Objects of Devotion: Religion and Its Instruments in Early Modern Europe

When and Where

Thursday, May 20, 2021 8:00 am to Saturday, May 22, 2021 12:30 pm
Online event

Speakers

Various

Description

This event has been relocated in solidarity with the CAUT censure. The CRRS is no longer administering or organizing this event; the University of Ghent has assumed full responsibility for the conference. Please visit the new conference website.


This conference examines how religious ideas and practice were realized through interaction with objects. We investigate how the presence of sculptures, paintings, books, vestments, and church furniture—their visibility, tactility, and materiality—helped form attitudes toward devotion, sacred history, and salvation. In other words, how did people think with things—both clerics and lay devotee? We will examine the complex role of sacrament houses, altarpieces, pulpits, in molding ideas about the central tenets of Christianity. How, for example, did statues of Christ and the saints make both present and problematic these issues—particularly when they involved performances: carried about the town, taken down from the cross and laid in the sepulcher, or lanced to emit spurts of blood? Tombs helped form ideas about the body, its mortality, and the hope of resurrection.

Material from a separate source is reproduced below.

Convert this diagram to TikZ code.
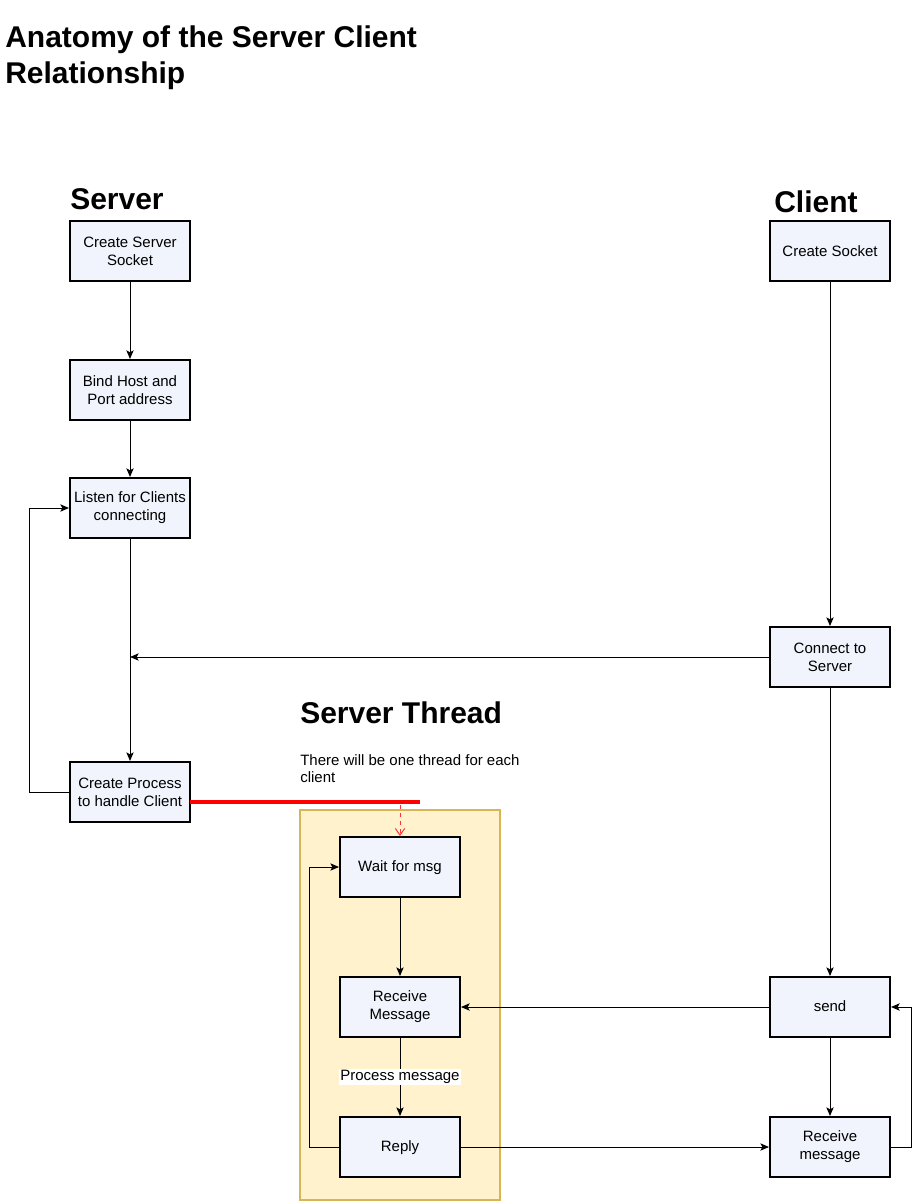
\documentclass[tikz,border=0pt]{standalone}
\usepackage{fontspec}
\setmainfont{Liberation Sans}
\usetikzlibrary{arrows.meta,calc}
\definecolor{boxfill}{HTML}{F1F4FC}
\definecolor{thrfill}{HTML}{FFF2CC}
\definecolor{thrdraw}{HTML}{D6B656}
\begin{document}
\begin{tikzpicture}[x=0.75pt,y=-0.75pt,
  stepbox/.style={draw=black, fill=boxfill, line width=1.5pt, minimum width=90pt, minimum height=45pt,
    align=center, inner sep=0pt, font=\fontsize{11.25}{13.5}\selectfont},
  conn/.style={draw=black, line width=0.75pt, -{Stealth[length=6.5pt,width=5.5pt,inset=1.5pt]}},
  heading/.style={font=\fontsize{22.5}{27}\selectfont\bfseries, inner sep=0pt},
  note/.style={font=\fontsize{11.25}{12.75}\selectfont, inner sep=0pt, align=left}
]
\useasboundingbox (0,0) rectangle (919,1201);
% thread container
\node[draw=thrdraw, fill=thrfill, line width=1.5pt, minimum width=150pt, minimum height=292.5pt, inner sep=0pt] (thread) at (400,1005) {};
% titles
\node[heading, anchor=north west, align=left] (title) at (5,26) {Anatomy of the Server Client\\Relationship};
\node[heading, anchor=base west] (hserver) at (70,210) {Server};
\node[heading, anchor=base west] (hclient) at (774,213) {Client};
\node[heading, anchor=base west] (hthread) at (300,723) {Server Thread};
\node[note, anchor=north west] (tnote) at (300,754) {There will be one thread for each\\client};
% server boxes
\node[stepbox] (css) at (130,251.5) {Create Server\\Socket};
\node[stepbox] (bind) at (130,390) {Bind Host and\\Port address};
\node[stepbox] (listen) at (130,508) {Listen for Clients\\connecting};
\node[stepbox] (cp) at (130,792) {Create Process\\to handle Client};
% client boxes
\node[stepbox] (csock) at (830,251.5) {Create Socket};
\node[stepbox] (cts) at (830,657) {Connect to\\Server};
\node[stepbox, text depth=0.2em] (send) at (830,1007) {send};
\node[stepbox] (rcvc) at (830,1147) {Receive\\message};
% thread boxes
\node[stepbox, text depth=0.2em] (wait) at (400,867) {Wait for msg};
\node[stepbox] (rcvs) at (400,1007) {Receive\\Message};
\node[stepbox, text depth=0.2em] (reply) at (400,1147) {Reply};
% connectors
\draw[conn] (css) -- (bind);
\draw[conn] (bind) -- (listen);
\draw[conn] (listen) -- (cp);
\coordinate (join) at (cts.west -| listen.south);
\draw[conn] (cts.west) -- (join);
\draw[conn] (cp.west) -- ++(-40,0) |- (listen.west);
\draw[conn] (csock) -- (cts);
\draw[conn] (cts) -- (send);
\draw[conn] (send) -- (rcvc);
\draw[conn] (rcvc.east) -- ++(20,0) |- (send.east);
\draw[conn] (send) -- (rcvs);
\draw[conn] (reply) -- (rcvc);
\draw[conn] (wait) -- (rcvs);
\draw[conn] (rcvs) -- node[fill=white, inner sep=1pt, font=\fontsize{11.25}{13.5}\selectfont] {Process message} (reply);
\draw[conn] (reply.west) -- ++(-30,0) |- (wait.west);
% red spawn line
\coordinate (rstart) at (190,802);
\coordinate (rend) at (420,802);
\coordinate (rdrop) at (400,805);
\draw[red, line width=3pt] (rstart) -- (rend);
\draw[red!80, line width=0.75pt, dashed, -{Straight Barb[length=5pt,width=7pt]}] (rdrop) -- (wait.north);
\end{tikzpicture}
\end{document}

Historians of the late medieval and early modern period have created an antithesis between spiritual (inward) and physical (outward) devotion, branding the latter as superficial, ritualistic and mechanistic. More generally, from the first Protestant historians to Max Weber and his followers, the Reformation has come to be represented as the classic watershed between material, magical devotion and spiritual, rational belief. In a similar vein, art historians have opposed the notion of the medieval cult image, material and functional, to the early modern work of art, subject to aesthesis (Carolyn Walker Bynum, Hans Belting). Yet, does it make sense to distinguish between late medieval and early modern religious culture, given the fact that the definitions and boundaries of these periods are notoriously problematic and considerably overlap? We will examine the degree to which these differing traditions dictated separate approaches to objects and their role in forming beliefs and practices.